USDA’s weekly crop progress report indicated that 93% of the U.S. corn crop was mature as of October 19, up from 87% the previous week, but down slightly from the five-year average of 94%. Maturity progress in closely watched states vulnerable to an early winter is 96% in Iowa, 76% in Michigan, 92% in Minnesota, 94% in Nebraska, 84% in North Dakota, 91% in South Dakota and 75% in Wisconsin.

The agency reports that 31% of the crop was harvested as of October 19, up from 24% the previous week, but down from the five-year average for the week of 53%. Harvest progress in some key states was 43% in Illinois, 31% in Indiana, 19% in Iowa, 66% in Kansas, 10% in Michigan, 16% in Minnesota, 58% in Missouri, 28% in Nebraska, 7% in North Dakota, 23% in Ohio, 19% in South Dakota and 11% in Wisconsin.

The crop rated a condition index score of 389 (500=perfect crop), matching the past two weeks and 30 points above the previous year at this point. In fact, the past week’s index score is the highest since 2004, followed by 1994 and is the sixth highest on record for the week. I remain confident that the final corn yield will be at least 176, and likely 178 bushels per acre, up from USDA’s current estimate of 174.2 bushels per acre. That projects surplus stocks of better than 2.3 billion bushels, which is hardly bullish.

Money surged into the broader commodity and equity markets this morning when traders latched onto a Reuters’ story that the European Central Bank was considering a corporate bond buying program starting in December, something we’ve been warning of for some time. That weighed on the euro and strengthened the dollar today, which is normally bearish for commodities. However, some traders are speculating that it might encourage the Federal Reserve to move closer to another stimulus program when it meets next Tuesday and Wednesday, which would be expected to limit the dollar’s strength while pumping more money into commodities.

December corn topped its October 15 high of $3.5825 by ½-cent, settling just below its session high. The market is at a decision point on the charts. Fundamentally, the east is expected to slowly dry out over the next few days, with harvest progress rapidly increasing. Technicals can top that in the short-term, but we should see supply eventually overwhelm good demand to push prices lower. The primary question revolves around timing. The anticipated break may not occur until traders see the results of next week’s Fed meeting.

Soybeans

USDA reports that 95% of the U.S. soybean crop was dropping leaves as of October 19, up from 91% the previous week, but down from the five-year average for the week of 97%. Progress in key vulnerable states is 98% in Iowa, 99% in Minnesota, 100% in Michigan, North Dakota and South Dakota and 95% in Wisconsin.

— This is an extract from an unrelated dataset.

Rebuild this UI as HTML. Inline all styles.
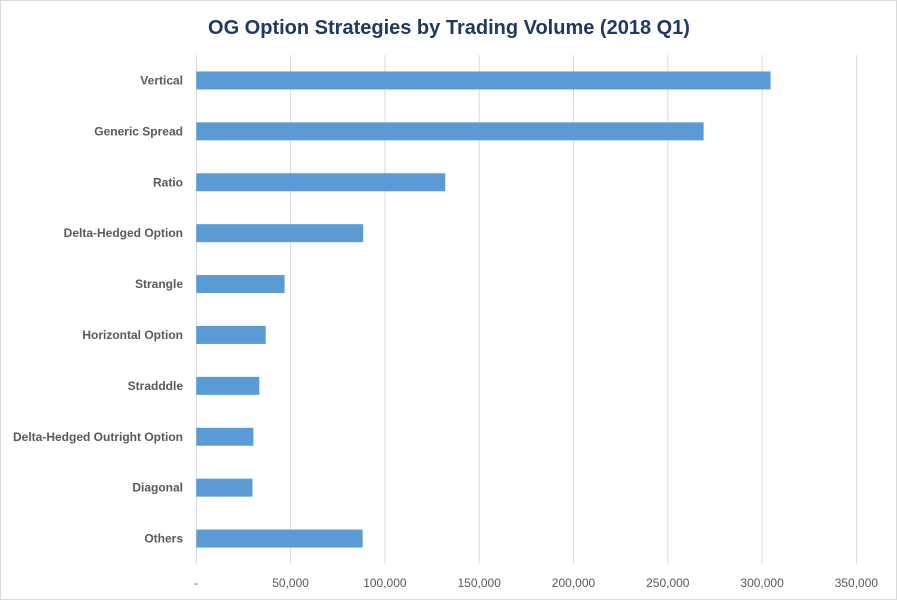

Harvest progress reached 53% as of October 19, up from 40% the previous week, but down from the five-year average for the week of 66%. Progress in states of interest was 37% in Illinois, 31% in Indiana, 61% in Iowa, 31% in Kansas, 23% in Michigan, 85% in Minnesota, 25% in Missouri, 69% in Nebraska, 83% in North Dakota, 36% in Ohio, 88% in South Dakota and 42% in Wisconsin.

As you can see, it really mattered where you live and how much rain had been falling in regards to harvest progress. Rains continued to linger through the week in eastern areas, slowing the resumption of the harvest. This left soybean supplies flowing to processors very slow at a time when demand for soymeal on the export market is very strong due to problems in Argentina. Good crush margins provided incentive to process soybeans, but they have not been coming in. Soymeal futures rallied sharply as a result, supporting strength in soybeans as well.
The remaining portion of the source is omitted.